Het Christendom wordt weer grondig aan de kant gezet. Weer worden overal kerken aangestoken en wordt afgerekend met verraders. Het verbaast de missionaris Bonifacius die in 716 voet aan land zet, hoe grondig dit is gebeurd. Het onderhoud met Redbad levert niets op. Ontmoedigd keert hij om. En terwijl Redbad regeert als bevrijder van het land van zijn voorvaderen, brengt Bonifacius uitgebreid verslag uit bij de Paus.
Karel Martèl, gevangengezet op bevel van Plectrude weet, terwijl Plectrude het zwaar te verduren heeft bij Keulen, te ontsnappen. Hij weet enkele Austrische legereenheden aan zich te binden, maar is nog steeds te zwak voor de Friese overmacht.
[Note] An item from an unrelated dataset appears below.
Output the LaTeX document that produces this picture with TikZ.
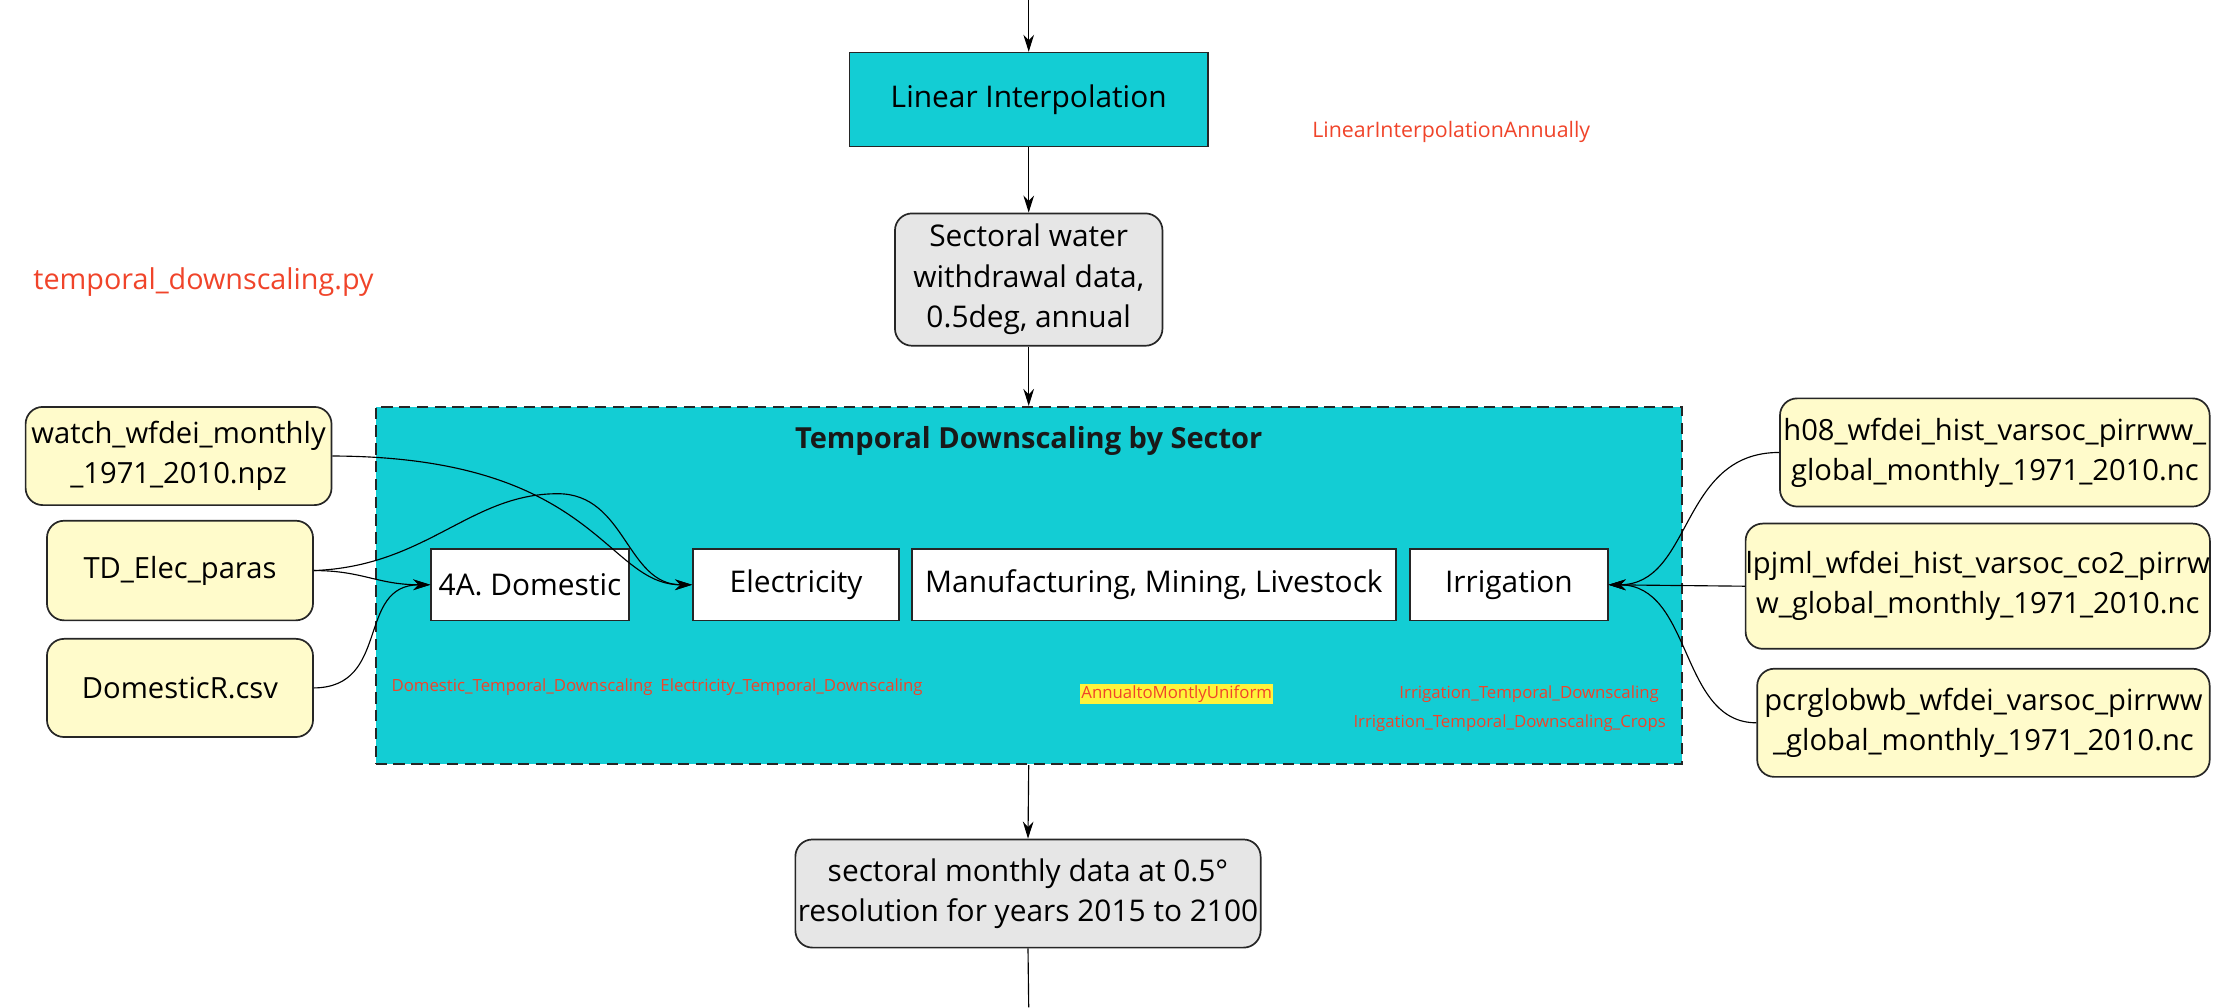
\documentclass[tikz,border=0pt]{standalone}
\usepackage{fontspec}
\setmainfont{Open Sans}
\usetikzlibrary{arrows.meta}
\definecolor{cyanbox}{HTML}{13CDD4}
\definecolor{inyellow}{HTML}{FFFBCB}
\definecolor{graybox}{HTML}{E6E6E6}
\definecolor{redtxt}{HTML}{F0442A}
\definecolor{hilite}{HTML}{FFF33B}
\begin{document}
\begin{tikzpicture}[x=1pt,y=-1pt,
  box/.style={draw=black!85, line width=1.2pt, align=center, inner sep=0pt, font=\fontsize{21}{28.5}\selectfont},
  datain/.style={box, fill=inyellow, rounded corners=12pt, font=\fontsize{20.5}{28}\selectfont},
  dataout/.style={box, fill=graybox, rounded corners=12pt},
  proc/.style={box, fill=cyanbox},
  sector/.style={box, fill=white},
  group/.style={draw=black!85, line width=1.4pt, dash pattern=on 8pt off 4.5pt, fill=cyanbox},
  conn/.style={line width=0.8pt},
  arr/.style={conn, -{Stealth[length=12pt,width=7.5pt]}},
  redlbl/.style={text=redtxt, inner sep=0pt},
  smalllbl/.style={redlbl, font=\fontsize{11.8}{14}\selectfont}
]
\useasboundingbox (0,0) rectangle (1568,708);

% main column
\coordinate (top) at (723,0);
\node[proc, minimum width=252pt, minimum height=66pt] (li) at (723,70) {Linear Interpolation};
\node[redlbl, font=\fontsize{15}{18}\selectfont] (lia) at (1020,93) {LinearInterpolationAnnually};
\node[redlbl, font=\fontsize{20.2}{24}\selectfont] (py) at (143,198) {temporal\_downscaling.py};
\node[dataout, minimum width=188pt, minimum height=93pt] (sw) at (723,196.5) {Sectoral water\\withdrawal data,\\0.5deg, annual};

% group
\node[group, minimum width=918pt, minimum height=251pt] (grp) at (723,411.5) {};
\node[font=\bfseries\fontsize{20.4}{24}\selectfont, text=black!90, inner sep=0pt] (title) at (723,310) {Temporal Downscaling by Sector};

\node[sector, minimum width=139pt, minimum height=50pt] (dom) at (372.5,411) {4A. Domestic};
\node[sector, minimum width=145pt, minimum height=50pt] (elec) at (559.5,411) {Electricity};
\node[sector, minimum width=340pt, minimum height=50pt] (mfg) at (811,411) {Manufacturing, Mining, Livestock};
\node[sector, minimum width=139pt, minimum height=50pt] (irr) at (1060.5,411) {Irrigation};

\node[smalllbl, anchor=west] (ldom) at (275,483) {Domestic\_Temporal\_Downscaling};
\node[smalllbl, anchor=west] (lelec) at (464,483) {Electricity\_Temporal\_Downscaling};
\node[smalllbl, fill=hilite, inner sep=1pt] (lunif) at (827,488) {AnnualtoMontlyUniform};
\node[smalllbl, anchor=east] (lirr) at (1166,488) {Irrigation\_Temporal\_Downscaling};
\node[smalllbl, anchor=east] (lirrc) at (1171,508) {Irrigation\_Temporal\_Downscaling\_Crops};

\node[dataout, minimum width=327pt, minimum height=76pt] (out) at (722.5,628) {sectoral monthly data at 0.5°\\resolution for years 2015 to 2100};
\coordinate (bot) at (723,708);

% left inputs
\node[datain, minimum width=215pt, minimum height=69pt] (watch) at (125.5,320.5) {watch\_wfdei\_monthly\\\_1971\_2010.npz};
\node[datain, minimum width=187pt, minimum height=70pt] (td) at (126.5,401) {TD\_Elec\_paras};
\node[datain, minimum width=187pt, minimum height=69pt] (domr) at (126.5,483.5) {DomesticR.csv};

% right inputs
\node[datain, minimum width=302pt, minimum height=76pt] (h08) at (1402,318) {h08\_wfdei\_hist\_varsoc\_pirrww\_\\global\_monthly\_1971\_2010.nc};
\node[datain, minimum width=326pt, minimum height=88pt] (lpj) at (1390,412) {lpjml\_wfdei\_hist\_varsoc\_co2\_pirrw\\w\_global\_monthly\_1971\_2010.nc};
\node[datain, minimum width=318pt, minimum height=76pt] (pcr) at (1394,508) {pcrglobwb\_wfdei\_varsoc\_pirrww\\\_global\_monthly\_1971\_2010.nc};

% main flow connectors
\draw[arr] (top) -- (li.north);
\draw[arr] (li.south) -- (sw.north);
\draw[arr] (sw.south) -- (grp.north);
\draw[arr] (grp.south) -- (out.north);
\draw[conn] (out.south) -- (bot);

% left connectors
\draw[arr] (watch.east) .. controls (420,321) and (425,411) .. (elec.west);
\draw[arr] (td.east) .. controls (300,398) and (330,347) .. (392,347) .. controls (440,347) and (440,411) .. (elec.west);
\draw[arr] (td.east) .. controls (255,401) and (265,411) .. (dom.west);
\draw[arr] (domr.east) .. controls (275,483) and (250,411) .. (dom.west);

% right connectors
\draw[arr] (h08.west) .. controls (1180,318) and (1190,411) .. (irr.east);
\draw[arr] (lpj.west) -- (irr.east);
\draw[arr] (pcr.west) .. controls (1180,508) and (1190,411) .. (irr.east);
\end{tikzpicture}
\end{document}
Tegen de Neustriërs lukt het ook niet erg. Bij toeval haalt hij een onbetekenende overwinning op een Neustrisch legeronderdeel in het bos van Amblava in Limburg. Dit sterkt het vertrouwen in zijn kunnen. Ook bij Austriërs. Als Theudoald komt te overlijden, verzoent Karel zich met Plectrude. Ze weten een leger op de been te brengen dat in staat is de Friese aanvallen tot staan te brengen.

Rond 733 begint het tegenoffensief tegen de Friezen.
Maar dat hoeft Koning Redbad, de grote held, niet meer mee te maken. In 719 is hij gestorven. Hij laat zijn opvolger, Buba een vrij heidens Friesland na.